According to John Kendall, director of national security development for Unisys Asia-Pacific, while iris scanning has yet to be widely adopted as the mainstream identification recognition technology, some countries have already implemented it as part of their national identification projects.
"India and Mexico are both using iris [scanning], with fingerprints as the secondary [identification technology]. That's a huge change from just two or three years ago," Kendall said in an interview Monday with ZDNet Asia. The executive is in town for this week's Global Security Asia 2011 conference and exhibition.
Kendall also pointed to the Bank of America, which has installed a facial recognition system that reads both the face and iris of the person requesting access. Unlike fingerprint readers, the system does not require the person to remain stationary while his details are being scanned. Instead, it is able to pick up facial and iris features as he approaches the entrance point. Once access is granted, the door will automatically open, he said.
Sub-dermal fingerprint readers
Unlike traditional fingerprint scanners which can be easily "fooled" either by using replicated fingerprints or simply by "blowing and fogging the glass", new scanners are "sub-dermal" as they read patterns of blood vessels or tissue beneath the fingerprint, Kendall said.
"Some of the new readers use multiple wavelengths of lights to go into different depths of the human skin, others use radio frequency to excite it so even if your finger is very dirty or fingerprint 'worn', it still works very well," he said. This also takes into consideration, for example, employees who are heavily involved in manual labor and often have worn-out fingerprints that can be difficult to read.
With these new technological developments, it is now more difficult to hack the biometric system. Kendall added that the data will have to be extremely valuable for cybercriminals to invest the effort and time to develop a full anatomically-correct 3D model of a person's finger.
Other technology advancements have also allowed systems to read other parts of a person's hand, he said. The vascular recognition system implemented in the port of Halifax, for example, reads veins instead of fingerprints.
"Similarly, there are cameras that can capture your face and iris at the same time," Kendall said. "In old facial verification systems, you can hold up a picture of [an authorized person to gain access] and the system would recognize it, so with the added iris, there's a level of complexity that cannot be easily copied."
With more organizations heading toward the biometric way, countries will need to play "catch up" in this segment of data security, he explained.
Currently, most countries do not have security legislations regulating the protection of biometric data, he noted.
Increasing user acceptance
Like passwords, biometric data is considered "personal", and some people are still wary of providing their fingerprints as they see it as a form of privacy invasion.
Kendall said: "However, we're finding a lot of that is changing now. The trend over the last few years has shown a very large acceptance toward the use of biometric if people [understand that they] get to benefit from it, whether it is to increase their security or to enhance the convenience of transacting business."
He added that financial institutions could also obtain voice-prints from phone-banking customers to provide an additional layer of recognition.
With the cost of biometric technology going down, he said consumers can expect more devices to be installed with recognition capabilities.
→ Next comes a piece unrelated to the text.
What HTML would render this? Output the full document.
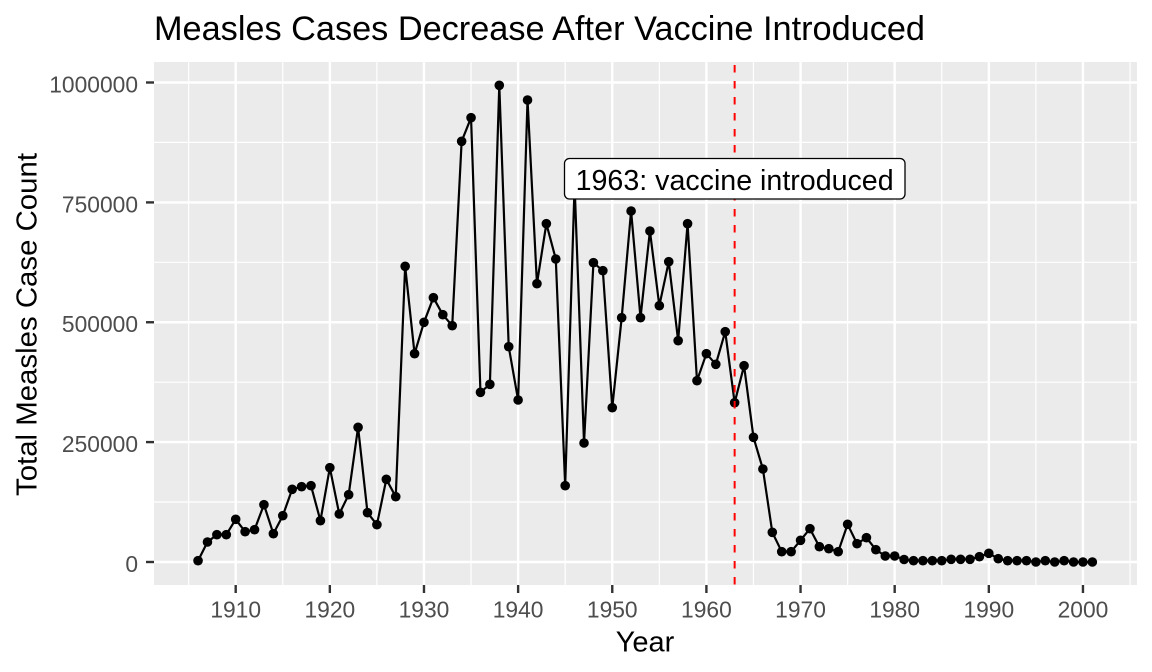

Some laptops, PCs and portable USB storage devices have already implemented the fingerprint technology, he noted, adding that mobile devices can be the next logical form-factor to integrate facial or iris scan recognition.
"People now store personal information in their device so this has become the top target for scammers," Kendall said. "With most smartphones and tablets installed with cameras, it wouldn't be very difficult to create an app that would simply scan your iris before allowing you access."